Sprawa Dylana Mulvaneya jest również ciekawa o tyle, że wyraźnie zachęcony swoją popularnością zaczął w ostatnim czasie wzywać do penalizacji „misgenderingu”, czyli nieuznawania wymyślonej przez transseksualistów rzekomo nowej płci. Pierwszy transseksualista Stanów Zjednoczonych stał się tym samym nie tylko ulubieńcem wielkich korporacji, ale także lewicowych polityków. W październiku ubiegłego roku Mulvaney pojawił się nawet na specjalnej konferencji w Białym Domu i w świetle kamer opowiadał Joe Bidenowi o swoim doświadczeniu zmiany płci. Jak na „katolickiego” prezydenta przystało, Biden zapewnił nawet Mulvaneya, że Bóg go kocha.
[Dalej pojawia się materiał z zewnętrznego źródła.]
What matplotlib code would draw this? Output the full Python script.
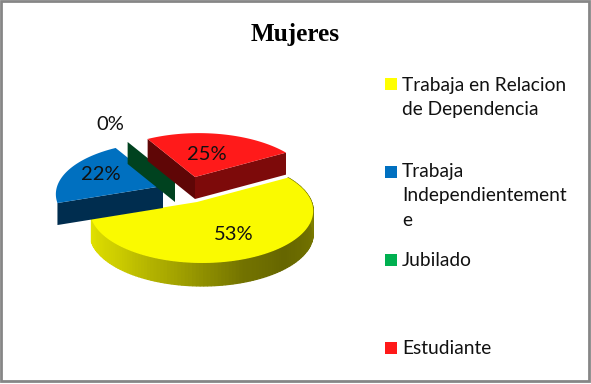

Jak zauważyła część dociekliwych mediów, Mulvaney nie jest bynajmniej postacią znikąd. Jego rodzina wydała już we wcześniejszych pokoleniach kilku prominentnych bankierów. Zgodnie z rodzinną tradycją jemu również przypadł udział w bardzo dochodowym przedsięwzięciu. Niezgłębione pokłady dziewczęcości ukryte w ciele 26-letniego mężczyzny to przecież prawdziwa żyła złota.

Udany bojkot Bud Light sprawił, że w lewicowych mediach wybrzmiał prawdziwy chór oburzenia na „transfobicznych” Amerykanów. Jeżeli jednak w całym tym żałosnym spektaklu rzeczywiście pojawił się do element fobiczny, to dotyczył w pełni uzasadnionego lęku milionów osób przed tym, aby takie postaci jak Mulvaney nie niszczyły społecznego wizerunku kobiety. Trudno bowiem nie zauważyć, że swoimi zachowaniami transbiznesmen przyczyniał się tak naprawdę do wyśmiewania i poniżania prawdziwej kobiecości. Odgrywana przez niego tragifarsa została wreszcie zdemaskowana jako coś szczególnie żałosnego.

Ogromna hucpa, jaką stanowi błyskotliwa kariera Mulvaneya, to tak naprawdę wielki test dla całego amerykańskiego społeczeństwa. To być może jedna z ostatnich szans na to, aby postawić tamę promocji dewiacji w tak skrajnej formie. Jeśli Amerykanie nie obronią kobiecości przed zawodowymi rewolucjonistami z TikToka, to zapłacą za to ogromną cenę w postaci rozkładu życia społecznego. Skuteczny bojkot daje nikłą nadzieję na to, że jeszcze nie wszystko stracone.